Palestinians in Dubai airport asylum appeal
DUBAI // Four of the eight Palestinians who were allowed into Dubai after being stranded more than a month at the airport have requested asylum in the west, telling authorities their lives would be in danger if they returned to Gaza.
The men, part of a group of eight who had been stuck in transit for up to 46 days after Egyptian officials refused them entry to Egypt, returned to Dubai International Airport's terminal one on Monday, spending the night sleeping on the floor.
"We were asked to return to the airport because we said we cannot go back to Gaza," said Ibrahim Abu Sultan, 24.
Three of the men said they hoped to be granted asylum in countries such as Canada, Australia or Sweden, saying conditions in the Gaza Strip were unbearable, and their lives would be at risk if they returned.
"In Gaza, we do not live like human beings. We do not even get the same treatment as animals in other parts of the world. I am not asking for much - I just want to live like any human being without fear of being persecuted," said Mohammed Mohammed al Khatib, 28, another of the group.
They are appealing to international human rights organisations to help them secure a life outside Gaza.

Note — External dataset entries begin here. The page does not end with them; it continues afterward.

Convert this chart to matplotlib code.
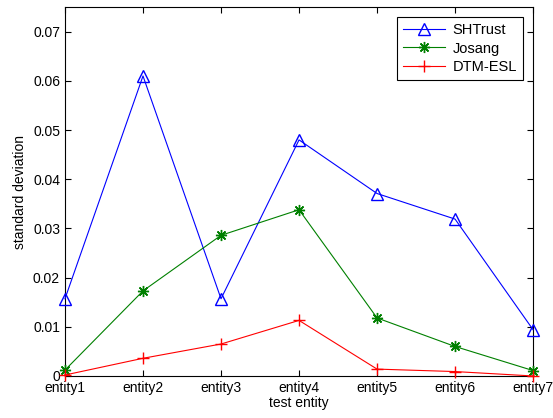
import matplotlib
matplotlib.use('Agg')
import matplotlib.pyplot as plt

plt.rcParams['font.family'] = ['Liberation Sans', 'DejaVu Sans']

entities = ['entity1', 'entity2', 'entity3', 'entity4', 'entity5', 'entity6', 'entity7']
x_pos = [1, 2, 3, 4, 5, 6, 7]

shtrust = [0.0157, 0.0610, 0.0157, 0.0480, 0.0371, 0.0319, 0.0094]
josang = [0.0012, 0.0173, 0.0286, 0.0338, 0.0118, 0.0060, 0.0011]
dtm_esl = [0.0002, 0.0036, 0.0065, 0.0113, 0.0014, 0.0009, 0.0000]

fig = plt.figure(figsize=(5.53, 4.18), dpi=100)
ax = fig.add_axes([0.1175, 0.1005, 0.8465, 0.8825])

ax.plot(x_pos, shtrust, color='blue', marker='^', markerfacecolor='none',
        markersize=8.5, linewidth=0.8, label='SHTrust', clip_on=False, zorder=3)
# asterisk marker like matlab '*'
ax.plot(x_pos, josang, color='green', marker=(8, 2, 0), markersize=8,
        markeredgewidth=1.0, linewidth=0.8, label='Josang', clip_on=False, zorder=3)
ax.plot(x_pos, dtm_esl, color='red', marker='+', markersize=9,
        linewidth=0.8, label='DTM-ESL', clip_on=False, zorder=3)

ax.set_xlim(1, 7)
ax.set_ylim(0, 0.075)
ax.set_xticks(x_pos)
ax.set_xticklabels(entities)
ax.set_yticks([0, 0.01, 0.02, 0.03, 0.04, 0.05, 0.06, 0.07])
ax.set_yticklabels(['0', '0.01', '0.02', '0.03', '0.04', '0.05', '0.06', '0.07'])
ax.tick_params(direction='in', top=True, right=True, labelsize=10, length=4, width=0.8)
for s in ax.spines.values():
    s.set_linewidth(0.8)

ax.set_xlabel('test entity', fontsize=10, labelpad=1)
ax.set_ylabel('standard deviation', fontsize=10, labelpad=4)

leg = ax.legend(loc='upper right', fontsize=10.5, handlelength=2.9, handletextpad=0.5,
                fancybox=False, framealpha=1, edgecolor='black', borderaxespad=0.7,
                labelspacing=0.3)
leg.get_frame().set_linewidth(0.8)

fig.savefig('out.png', dpi=100)
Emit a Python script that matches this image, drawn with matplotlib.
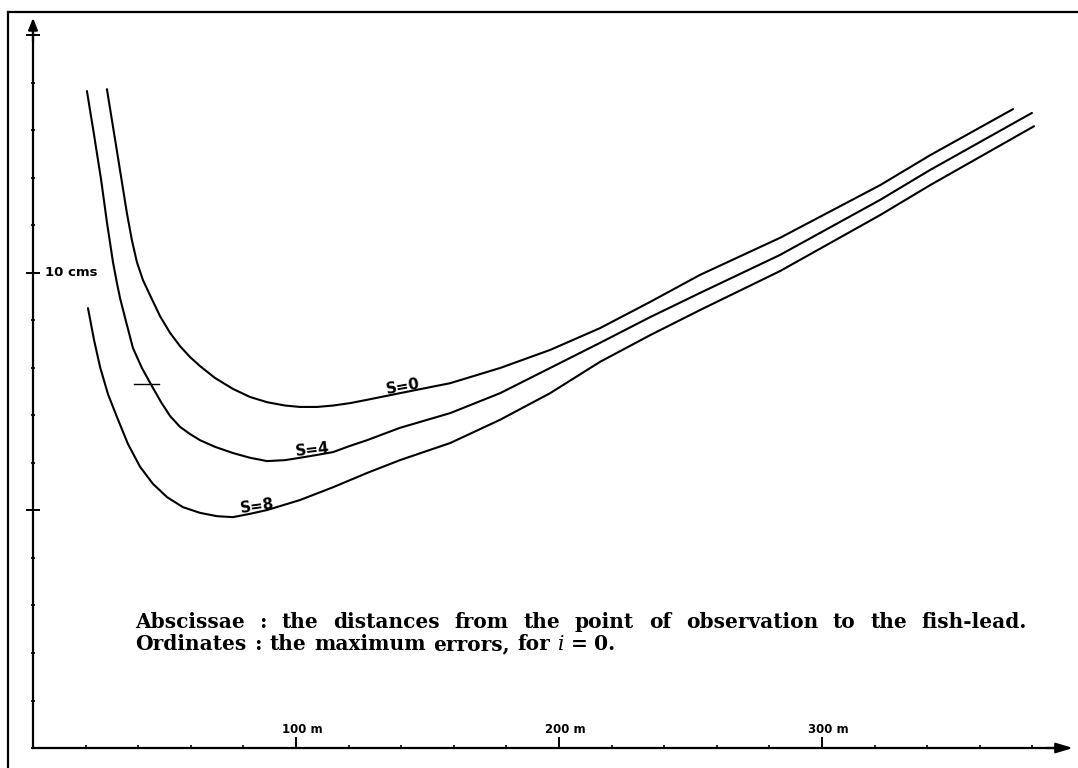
import matplotlib
matplotlib.use("Agg")
import matplotlib.pyplot as plt
import numpy as np
from matplotlib import font_manager
from matplotlib.ft2font import FT2Font
from matplotlib.lines import Line2D

# ---------------- data (distance in m, maximum error in cm) ----------------
dist_s0 = [28.1, 31.9, 35.7, 37.6, 39.5, 41.8, 45.2, 48.3, 52.1, 55.9, 59.7, 63.5, 69.2,
           76.0, 82.5, 89.0, 95.8, 101.5, 108.0, 114.1, 120.5, 127.0, 139.5, 158.6,
           177.6, 196.6, 215.6, 234.6, 253.6, 284.0, 322.1, 341.1, 372.6]
err_s0 = [13.87, 12.57, 11.26, 10.69, 10.23, 9.85, 9.45, 9.09, 8.74, 8.46, 8.23, 8.04, 7.79,
          7.56, 7.39, 7.28, 7.21, 7.18, 7.18, 7.21, 7.26, 7.33, 7.47, 7.68,
          8.0, 8.38, 8.84, 9.39, 9.96, 10.74, 11.85, 12.48, 13.45]

dist_s4 = [20.5, 23.2, 25.9, 28.1, 30.4, 31.9, 33.1, 35.4, 38.0, 41.4, 45.2, 48.7, 52.1,
           55.9, 59.7, 63.5, 69.2, 76.0, 82.5, 89.0, 95.8, 101.5, 108.0, 114.1, 120.5,
           127.0, 139.5, 158.6, 177.6, 196.6, 215.6, 234.6, 253.6, 284.0, 322.1, 341.1, 379.8]
err_s4 = [13.83, 12.91, 11.96, 11.07, 10.23, 9.79, 9.47, 8.97, 8.42, 8.0, 7.62, 7.28, 6.99,
          6.76, 6.61, 6.48, 6.34, 6.21, 6.11, 6.04, 6.06, 6.11, 6.17, 6.23, 6.36,
          6.48, 6.74, 7.05, 7.47, 8.0, 8.53, 9.07, 9.58, 10.38, 11.54, 12.17, 13.37]

dist_s8 = [20.9, 23.2, 25.5, 28.5, 31.9, 36.1, 40.7, 45.6, 51.0, 57.0, 63.5, 70.0, 76.0,
           82.5, 89.0, 101.5, 114.1, 127.0, 139.5, 158.6, 177.6, 196.6, 215.6, 234.6,
           253.6, 284.0, 322.1, 341.1, 380.6]
err_s8 = [9.26, 8.59, 8.02, 7.45, 6.97, 6.40, 5.92, 5.56, 5.28, 5.07, 4.95, 4.88, 4.86,
          4.93, 5.01, 5.22, 5.49, 5.79, 6.06, 6.42, 6.91, 7.47, 8.13, 8.69,
          9.22, 10.04, 11.22, 11.85, 13.09]

series_labels = ["S=0", "S=4", "S=8"]
label_dist = [140.7, 106.1, 85.2]
label_rot = [10, 6, 8]

mark_dist = [38.4, 47.9]
mark_err = 7.66

x_major = [100, 200, 300]
x_major_labels = ["100 m", "200 m", "300 m"]
x_minor = list(range(20, 400, 20))
y_major = [5, 10, 15]
y_minor = list(range(0, 16))
y_label_value = 10
y_label_text = "10 cms"

caption_line1 = ["Abscissae", ":", "the", "distances", "from", "the", "point", "of",
                 "observation", "to", "the", "fish-lead."]
caption_line2 = ["Ordinates", ":", "the", "maximum", "errors,", "for", "i", "=", "0."]

# ---------------- figure ----------------
W, H, DPI = 1078, 768, 100
fig = plt.figure(figsize=(W / DPI, H / DPI), dpi=DPI)
ax = fig.add_axes([0, 0, 1, 1])
ax.set_xlim(-12.55, 397.3)
ax.set_ylim(-0.421, 15.747)
ax.patch.set_alpha(0)

lw_curve = 1.5
curves = [(dist_s0, err_s0), (dist_s4, err_s4), (dist_s8, err_s8)]
for d, e in curves:
    ax.plot(d, e, color="black", lw=lw_curve, solid_joinstyle="round",
            solid_capstyle="round")

ax.plot(mark_dist, [mark_err, mark_err], color="black", lw=1.0)

# curve labels
for lab, xd, rot, (d, e) in zip(series_labels, label_dist, label_rot, curves):
    yv = np.interp(xd, d, e)
    ax.annotate(lab, xy=(xd, yv), xytext=(0, 6), textcoords="offset pixels",
                ha="center", va="center", rotation=rot, fontsize=11,
                fontweight="bold", family="DejaVu Sans")

# axes / spines
x_tip, y_tip = 395.4, 15.37
for s in ["top", "right"]:
    ax.spines[s].set_visible(False)
ax.spines["left"].set_position(("data", 0))
ax.spines["bottom"].set_position(("data", 0))
ax.spines["left"].set_bounds(0, y_tip - 0.15)
ax.spines["bottom"].set_bounds(0, x_tip - 5)
for s in ["left", "bottom"]:
    ax.spines[s].set_linewidth(1.6)

ax.annotate("", xy=(0, y_tip), xytext=(0, y_tip - 0.5),
            arrowprops=dict(arrowstyle="-|>,head_length=0.7,head_width=0.28",
                            color="black", lw=1.6, shrinkA=0, shrinkB=0),
            annotation_clip=False)
ax.annotate("", xy=(x_tip, 0), xytext=(x_tip - 10, 0),
            arrowprops=dict(arrowstyle="-|>,head_length=1.0,head_width=0.3",
                            color="black", lw=1.6, shrinkA=0, shrinkB=0),
            annotation_clip=False)

ax.set_xticks(x_major)
ax.set_xticks(x_minor, minor=True)
ax.set_yticks(y_major)
ax.set_yticks(y_minor, minor=True)
ax.tick_params(axis="x", which="major", direction="in", length=8, width=1.4,
               labelbottom=False)
ax.tick_params(axis="x", which="minor", direction="in", length=2.5, width=1.2)
ax.tick_params(axis="y", which="major", direction="inout", length=10, width=1.4,
               labelleft=False)
ax.tick_params(axis="y", which="minor", direction="inout", length=3.5, width=1.2)

for xv, lab in zip(x_major, x_major_labels):
    ax.annotate(lab, xy=(xv, 0), xytext=(6, 12), textcoords="offset pixels",
                ha="center", va="bottom", fontsize=8.5, fontweight="bold",
                family="DejaVu Sans")

ax.annotate(y_label_text, xy=(0, y_label_value), xytext=(12, 0),
            textcoords="offset pixels", ha="left", va="center",
            fontsize=9.5, fontweight="bold", family="DejaVu Sans")

# frame lines (top and left border of the plate)
fig.add_artist(Line2D([8 / W, 1.0], [756 / H, 756 / H], transform=fig.transFigure,
                      color="black", lw=1.6))
fig.add_artist(Line2D([8 / W, 8 / W], [0, 756 / H], transform=fig.transFigure,
                      color="black", lw=1.6))

# ---------------- caption ----------------
cap_size = 14.5
prop_b = font_manager.FontProperties(family="DejaVu Serif", weight="bold", size=cap_size)
prop_i = font_manager.FontProperties(family="DejaVu Serif", style="italic", size=cap_size)


def word_width(word, prop):
    f = FT2Font(font_manager.findfont(prop))
    f.set_size(prop.get_size_in_points(), DPI)
    return sum(f.load_char(ord(c)).linearHoriAdvance / 65536 for c in word)


x0 = 135
line1_end = 1027
base1 = H - 628
base2 = H - 650

w1 = [word_width(w, prop_b) for w in caption_line1]
gap1 = (line1_end - x0 - sum(w1)) / (len(caption_line1) - 1)

x = x0
for w, ww in zip(caption_line1, w1):
    fig.text(x / W, base1 / H, w, fontproperties=prop_b, ha="left", va="baseline")
    x += ww + gap1

gap2 = 8
x = x0
for w in caption_line2:
    p = prop_i if w == "i" else prop_b
    ww = word_width(w, p)
    fig.text(x / W, base2 / H, w, fontproperties=p, ha="left", va="baseline")
    x += ww + (gap2 * 0.8 if w in ("i", "=") else gap2)

fig.savefig("out.png", dpi=DPI)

Dr Gaith al Suwaidi, the executive director of the human rights department at the Community Development Authority (CDA), said the four men were returned to the airport at their own request after they refused to complete the visa procedures.
"We did not know about their intentions of seeking asylum. They have recently expressed this issue, and we were working to get them visas with which they can return home. However, we will contact the UN refugee agency and co-ordinate with them to look into their claims of having their lives in danger," Dr al Suwaidi said.

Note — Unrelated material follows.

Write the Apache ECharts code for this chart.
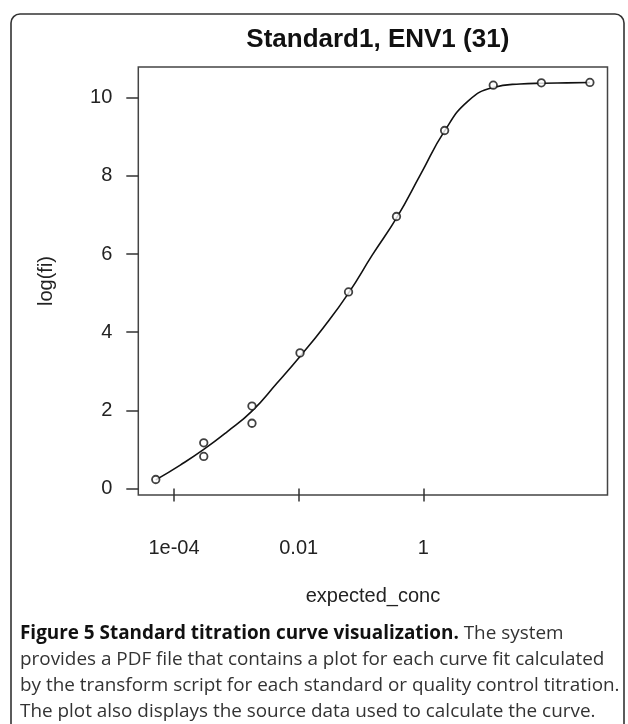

Another option the four men said they might consider was finding a job in the UAE so they could stay. "Initially, they said they wanted to find a job and stay in the UAE, and we told them we are not a recruitment agency but will try to help," Dr al Suwaidi said.

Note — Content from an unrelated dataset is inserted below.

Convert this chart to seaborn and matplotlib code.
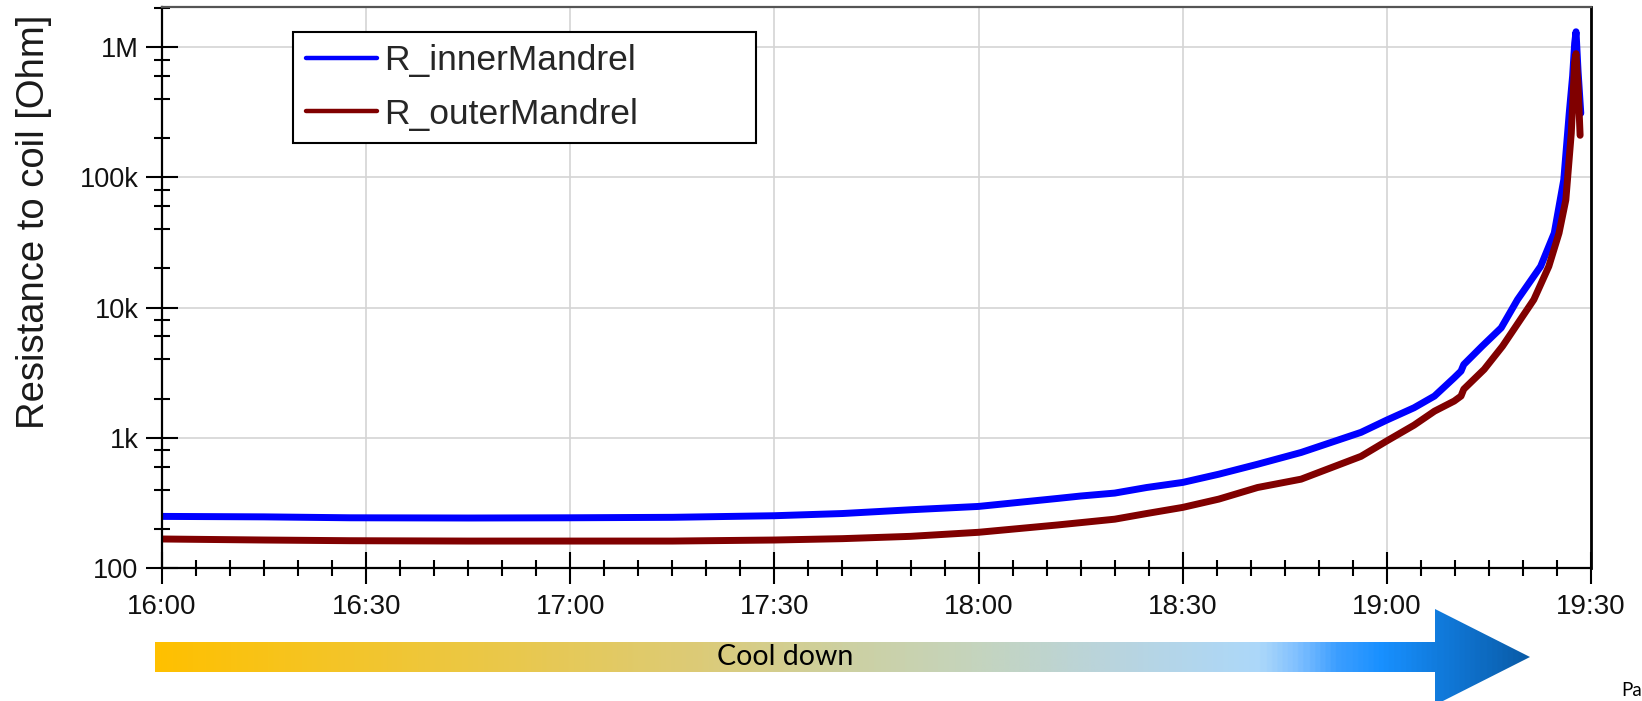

Mr al Khatib said apart from harsh living conditions that are a daily reality for every Gazan, he has received death threats and been arrested several times by the Hamas government as he is a member of the rival Fatah party.
Accusations of political persecution between the two main Palestinian political factions have been ongoing since internal fighting broke out in the summer of 2007. Political persecution was also the reason given by two of the other stranded men, while Hossam Abu Ghaloun, 25, a former Gaza market trader, cited poor economic prospects for not wanting to return, saying he could no longer earn a living in Gaza.
A total of eight Palestinians were stuck in transit while awaiting permission from Egyptian officials to return to the Palestinian Territories through the Rafah border. The Rafah crossing on the Egyptian-Gazan border has been the only access point to the Gaza Strip since Israeli blockades were imposed.
But changes in regulations after the January 25 revolution in Egypt meant Palestinian bachelors younger than 40 were not easily issued visas. As a result, many Palestinians are now unable to reach the border.
Seven of the men were allowed into Dubai on March 15, where they were told they could stay until their situations were resolved with the help of the CDA's human rights department. The eighth man was allowed in a few days later.
The other four men are staying in a Dubai hotel until their situation is resolved and they can return home. The CDA and Emirates Airline are providing financial support for them.